• **Recorded data**
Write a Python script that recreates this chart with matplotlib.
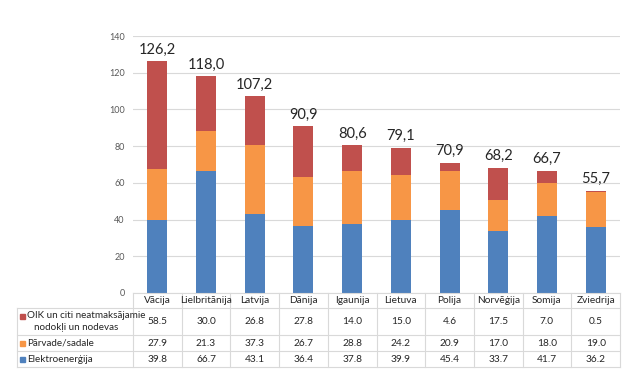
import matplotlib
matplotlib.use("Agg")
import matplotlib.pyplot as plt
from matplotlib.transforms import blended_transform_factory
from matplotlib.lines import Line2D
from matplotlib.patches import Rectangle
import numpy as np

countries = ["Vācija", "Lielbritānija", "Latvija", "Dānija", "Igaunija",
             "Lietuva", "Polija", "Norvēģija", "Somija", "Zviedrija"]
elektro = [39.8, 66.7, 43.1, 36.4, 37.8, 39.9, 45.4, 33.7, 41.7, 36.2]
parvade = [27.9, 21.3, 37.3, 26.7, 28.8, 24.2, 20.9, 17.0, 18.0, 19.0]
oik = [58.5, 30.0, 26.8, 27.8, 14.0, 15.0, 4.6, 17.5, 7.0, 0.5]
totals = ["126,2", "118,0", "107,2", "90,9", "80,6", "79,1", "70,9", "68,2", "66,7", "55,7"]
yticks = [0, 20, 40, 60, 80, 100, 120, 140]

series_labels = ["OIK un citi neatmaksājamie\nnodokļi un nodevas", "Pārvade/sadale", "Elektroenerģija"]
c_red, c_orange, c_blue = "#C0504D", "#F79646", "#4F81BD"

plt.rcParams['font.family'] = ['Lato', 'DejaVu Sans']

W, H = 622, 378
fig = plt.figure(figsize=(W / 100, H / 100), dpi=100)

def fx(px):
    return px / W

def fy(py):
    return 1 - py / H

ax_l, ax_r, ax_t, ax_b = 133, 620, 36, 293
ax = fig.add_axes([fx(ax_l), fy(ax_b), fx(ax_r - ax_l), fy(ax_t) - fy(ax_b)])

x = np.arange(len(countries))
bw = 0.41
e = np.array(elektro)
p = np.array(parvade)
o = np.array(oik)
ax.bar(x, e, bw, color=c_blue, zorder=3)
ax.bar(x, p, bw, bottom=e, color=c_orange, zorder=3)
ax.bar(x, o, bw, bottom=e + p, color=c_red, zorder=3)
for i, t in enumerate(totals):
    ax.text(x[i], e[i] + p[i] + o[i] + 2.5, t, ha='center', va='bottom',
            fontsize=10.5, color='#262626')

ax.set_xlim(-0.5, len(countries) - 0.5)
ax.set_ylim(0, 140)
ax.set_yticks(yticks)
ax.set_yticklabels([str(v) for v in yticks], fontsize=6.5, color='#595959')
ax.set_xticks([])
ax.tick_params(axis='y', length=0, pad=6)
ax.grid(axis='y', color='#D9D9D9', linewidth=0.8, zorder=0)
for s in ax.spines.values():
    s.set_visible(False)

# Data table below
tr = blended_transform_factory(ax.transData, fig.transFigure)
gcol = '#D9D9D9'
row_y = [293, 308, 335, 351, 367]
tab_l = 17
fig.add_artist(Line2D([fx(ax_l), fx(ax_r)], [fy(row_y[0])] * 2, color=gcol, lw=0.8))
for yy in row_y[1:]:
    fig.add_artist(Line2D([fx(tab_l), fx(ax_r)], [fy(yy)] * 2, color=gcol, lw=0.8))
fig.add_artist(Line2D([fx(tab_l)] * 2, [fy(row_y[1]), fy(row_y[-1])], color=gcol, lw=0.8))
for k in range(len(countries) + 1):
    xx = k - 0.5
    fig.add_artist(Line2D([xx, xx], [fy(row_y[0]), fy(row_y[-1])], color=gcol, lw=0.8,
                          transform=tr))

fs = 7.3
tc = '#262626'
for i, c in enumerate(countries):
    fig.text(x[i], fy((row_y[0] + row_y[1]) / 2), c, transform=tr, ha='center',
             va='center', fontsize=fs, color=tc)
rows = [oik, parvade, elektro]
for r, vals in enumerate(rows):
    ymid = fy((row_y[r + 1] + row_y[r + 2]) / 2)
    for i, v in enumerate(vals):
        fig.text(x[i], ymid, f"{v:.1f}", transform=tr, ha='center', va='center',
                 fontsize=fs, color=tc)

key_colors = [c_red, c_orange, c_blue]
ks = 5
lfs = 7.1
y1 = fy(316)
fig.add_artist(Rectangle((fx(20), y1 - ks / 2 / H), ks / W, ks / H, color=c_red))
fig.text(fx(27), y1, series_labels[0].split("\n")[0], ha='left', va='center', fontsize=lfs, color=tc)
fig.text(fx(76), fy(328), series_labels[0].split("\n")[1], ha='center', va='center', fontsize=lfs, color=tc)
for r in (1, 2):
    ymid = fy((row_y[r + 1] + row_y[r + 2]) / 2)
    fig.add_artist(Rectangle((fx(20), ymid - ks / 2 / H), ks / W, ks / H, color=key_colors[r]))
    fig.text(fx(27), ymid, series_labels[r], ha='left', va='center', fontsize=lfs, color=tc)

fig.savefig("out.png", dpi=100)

• **Aim of the task**
Reproduce exactly the run of lines that opens the listing and closes with the line holding "import numpy as np". Pictures are excluded.

• **Solution to this problem**
Write a Python script that recreates this chart with matplotlib.
import matplotlib
matplotlib.use("Agg")
import matplotlib.pyplot as plt
from matplotlib.transforms import blended_transform_factory
from matplotlib.lines import Line2D
from matplotlib.patches import Rectangle
import numpy as np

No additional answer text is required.